The Spring Awakening of the Prairie Garden
When arriving at Chatfield Farms in early spring – especially during the months of March and April – the prairie gardens surrounding the Earl J. Sinnamon Center may seem rather drab. Unlike some of the other gardens on the site, these prairie gardens comparatively tend to be slow to rise from their winter slumber. This is partially due to the way they are managed.
When it comes to managing these dense prairie plantings, the thick biomass, or chaff, grown from the previous season isn’t cut or removed until mid-March. Leaving the spent plant debris standing from fall to mid-spring is important for the small creatures that call Chatfield Farms home. Many species of insects, including solitary bees, create their nests within stems and debris of the prairie. Allowing the weather to dry out and warm up creates a chance for these creatures to awaken from their hibernation before their overwintering habitat is removed.
It is also beneficial to leave biomass standing through the winter to provide a layer of mulch, protection and insulation to the crowns of many plants from frigid temps and winter wind. The breakdown of this chaff also adds to the health of the soil, acting as a natural form of compost. Another benefit of a spring cutback is that many prairie species appear rather statuesque in the colder months, giving structure, texture and form to the garden space in the absence of green and flowers. With all these things in mind, because the perennials are cut back later rather than sooner, this means their spring emergence is somewhat delayed.
To be clear, removing the prior year’s bulky biomass is no small feat and this practice is very weather dependent. Natural prairies thrive from a fire cycle, but due to fire restrictions, the Chatfield Farms prairies must be cut back by hand. Two beds behind the Earl J. Sinnamon Center are mowed, while in the remaining beds all the debris is cut with hedge trimmers and raked away. Once this debris has been cut away, sunlight, moisture and warmth can penetrate the soil. This is when things begin to stir, and growth is accelerated.

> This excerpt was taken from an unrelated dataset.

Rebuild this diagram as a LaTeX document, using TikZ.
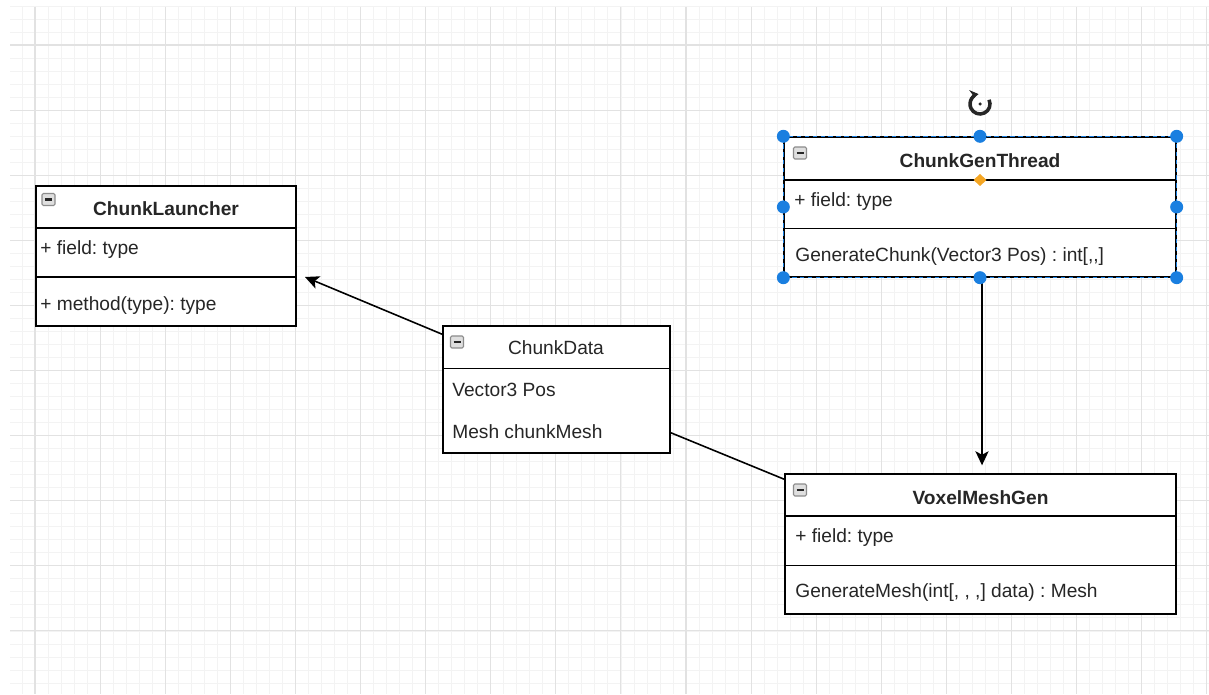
\documentclass[tikz,border=0pt]{standalone}
\usepackage{fontspec}
\setmainfont{Liberation Sans}
\usetikzlibrary{arrows.meta}
\frenchspacing

\definecolor{minorgrid}{HTML}{F3F3F3}
\definecolor{majorgrid}{HTML}{E2E2E2}
\definecolor{selblue}{HTML}{1A7FE0}
\definecolor{handleorange}{HTML}{F5A623}

\tikzset{
  classbox/.style={draw, line width=0.8pt, inner sep=0pt, fill=white},
  classname/.style={inner sep=0pt, text=black!85, font=\bfseries\fontsize{10.9}{13}\selectfont},
  member/.style={anchor=west, inner sep=0pt, text=black!85, font=\fontsize{10.9}{13}\selectfont},
  assoc/.style={line width=0.9pt, -{Stealth[length=8pt,width=7.5pt,inset=2pt]}},
  minorline/.style={draw=minorgrid, line width=0.45pt},
  majorline/.style={draw=majorgrid, line width=0.6pt},
  handle/.style={fill=selblue},
  minusicon/.pic={
    \draw[gray!90, fill=gray!25, line width=0.6pt, rounded corners=0.8pt] (-6.5,-6) rectangle (6.5,6);
    \draw[black!85, line width=1.3pt] (-3.5,0) -- (3.5,0);
  }
}

\begin{document}
\begin{tikzpicture}[x=0.02cm, y=-0.02cm]
  \useasboundingbox (0,0) rectangle (1209,695);

  % background grid
  \begin{scope}
    \clip (10,7) rectangle (1209,694);
    \foreach \i in {0,...,92} \draw[minorline] ({8.96+13.02*\i},7) -- ++(0,687);
    \foreach \j in {0,...,53} \draw[minorline] (10,{5.94+13.02*\j}) -- ++(1199,0);
    \foreach \i in {0,...,18} \draw[majorline] ({35+65.1*\i},7) -- ++(0,687);
    \foreach \j in {0,...,10} \draw[majorline] (10,{45+65.1*\j}) -- ++(1199,0);
  \end{scope}

  % classes
  \node[classbox, minimum width=5.2cm, minimum height=2.8cm] (launcher) at (166,256) {};
  \draw[line width=0.8pt] (36,228) -- (296,228) (36,277) -- (296,277);
  \pic at (48.5,199.5) {minusicon};
  \node[classname] (launcherName) at (166,209) {ChunkLauncher};
  \node[member] (launcherField) at (40,250) {+ field: type};
  \node[member] (launcherMethod) at (40,306) {+ method(type): type};

  \node[classbox, minimum width=4.54cm, minimum height=2.54cm] (data) at (556.5,389.5) {};
  \draw[line width=0.8pt] (443,368.5) -- (670,368.5);
  \pic at (457,342) {minusicon};
  \node[classname, font=\fontsize{10.9}{13}\selectfont] (dataName) at (556,348) {ChunkData};
  \node[member] (dataPos) at (452,390) {Vector3 Pos};
  \node[member] (dataMesh) at (452,432) {Mesh chunkMesh};

  \node[classbox, minimum width=7.84cm, minimum height=2.8cm] (genthread) at (980,207) {};
  \draw[line width=0.8pt] (784,180) -- (1176,180) (784,228.5) -- (1176,228.5);
  \pic at (800,153) {minusicon};
  \node[classname] (genthreadName) at (980,161) {ChunkGenThread};
  \node[member] (genthreadField) at (794,202) {+ field: type};
  \node[member] (genthreadMethod) at (795,257) {GenerateChunk(Vector3 Pos) : int[{,}{,}]};

  \node[classbox, minimum width=7.82cm, minimum height=2.8cm] (voxel) at (980.5,544) {};
  \draw[line width=0.8pt] (785,516) -- (1176,516) (785,565.5) -- (1176,565.5);
  \pic at (800,490) {minusicon};
  \node[classname] (voxelName) at (980.5,498) {VoxelMeshGen};
  \node[member] (voxelField) at (795,538) {+ field: type};
  \node[member] (voxelMethod) at (795,593) {GenerateMesh(int[, , ,] data) : Mesh};

  % connectors
  \coordinate (launcherTip) at (305,277);
  \draw[assoc] ([yshift=-0.18cm]data.north west) -- (launcherTip);
  \draw[line width=0.9pt] ([yshift=0.42cm]data.south east) -- ([yshift=-0.12cm]voxel.north west);
  \draw[assoc] ([xshift=0.04cm]genthread.south) -- ([xshift=0.03cm,yshift=0.16cm]voxel.north);

  % selection of ChunkGenThread
  \draw[selblue, line width=0.7pt, dash pattern=on 2.5pt off 2pt] (genthread.north west) rectangle (genthread.south east);
  \foreach \a in {north west, north, north east, west, east, south west, south, south east}
    \fill[handle] (genthread.\a) circle (0.13cm);
  \fill[handleorange] (980,174) -- (986.5,180) -- (980,186) -- (973.5,180) -- cycle;
  \draw[black!85, line width=2pt, -{Stealth[length=5pt,width=6pt]}]
    ([shift={(25:0.2cm)}]980,104) arc[start angle=25, end angle=-262, radius=0.2cm];
  \fill[black!85] (980,104) circle (0.035cm);
\end{tikzpicture}
\end{document}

By mid-April, foliage from the perennial prairie plants will be visible and emerging. New seedlings will be germinating and poking through the sandy loam soil. Although they are not native to the prairie, flowering bulbs such as daffodils, tulips, crocus and scilla will be at their peak, filling the void until May when more prairie species begin to flower.
In truth, the prairie’s time to shine is from the months of June through October. However, there is beauty in the slow awakening, excitement and anticipation when the first green shoots make their appearance, and delight at the first bursting of blooms.